Dentro de este cuerpo de obras el acento recae en el vasto campo de la superficie accidentada, reconstituida a partir del límite físico del fragmento. El desplazamiento del espectador, atraído por ese efecto de push and pull, incentivado por la luz que genera una rítmica atonal, es absorbido por las dimensiones y la pulsación de una obra que lo contiene en diálogo íntimo.
En esta tónica se emplazan series definitivas como Entre líneas (2012), La piel que habla (2014), Visiones compartidas(2014), Heridas (2015) y Burundanga (2017).

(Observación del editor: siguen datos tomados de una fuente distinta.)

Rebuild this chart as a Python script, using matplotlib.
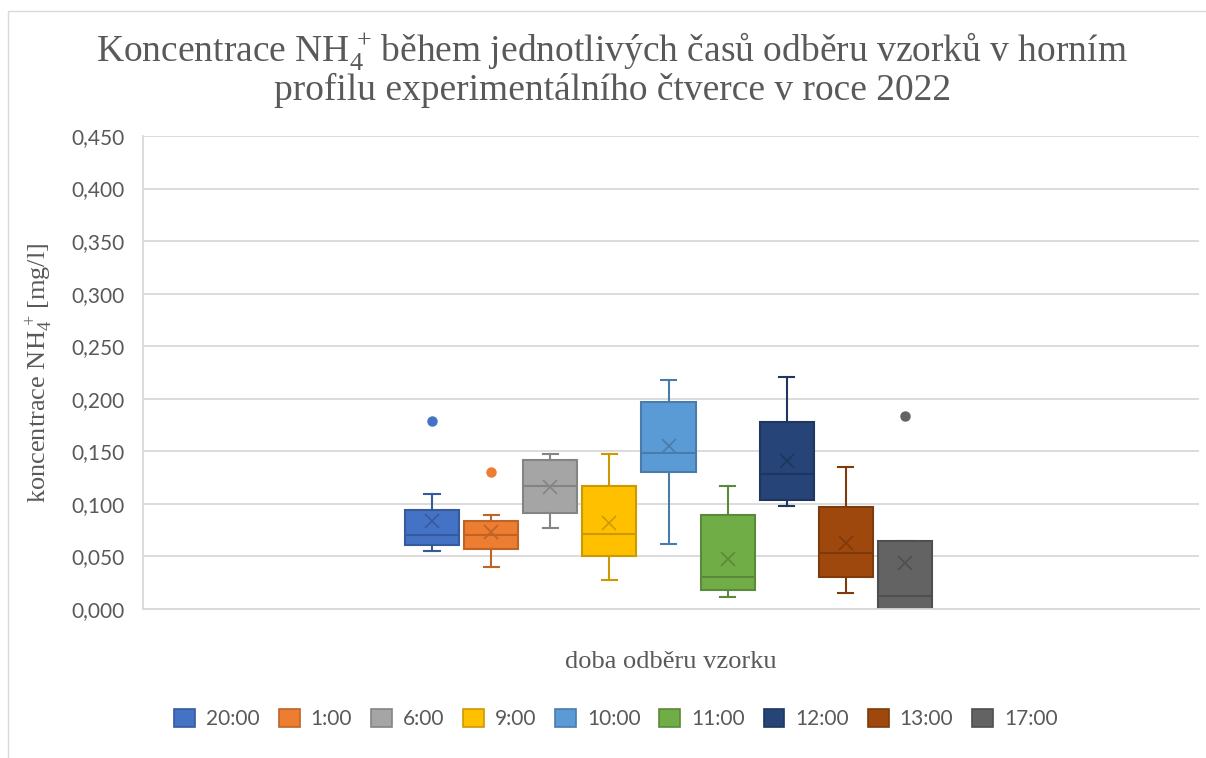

El fragmento alude aquí a la capacidad de remiendo. A esa acción necesaria de volver a unir o articular el tejido social roto, y subsanar una herida. Es por ello que el verdadero protagonista de estas piezas es la sutura: ese acto consciente de asistencia para la reparación del cuerpo (y del alma).
Asistimos entonces a un acto de sanación y regeneración que solo es posible a partir de esa cicatriz que es la memoria.
Siendo la piel ese órgano protector, frontera entre el yo y el otro, entre el yo y el medio ambiente, la cicatriz —el queloide— es asumida como escarificación y no como escarnio: orgullo de pertenencia e identidad cultural.
Como la técnica japonesa del kintsugi, que celebra la dialéctica de la totalidad y la fragmentación, Juan Roberto Diago acentúa y celebra las fisuras en lugar de esconderlas. Portadoras de una historia vital, no basta con reconocer tales fisuras: es necesario sanarlas con dedicación y afecto, a través del diálogo franco. Y en ese proceso hacerlas visibles, con el fin de nunca olvidarlas.
La cicatriz resultante de este acto de sanación exhibe una belleza auténtica e insustituible, puesto que encarna un peso histórico que fortalece al objeto original —esa nación resquebrajada— y lo convierte —si la sanación es posible— en guerrero del tiempo.
Es justo esta prueba de resiliencia a la que está advocada la nación cubana de hoy.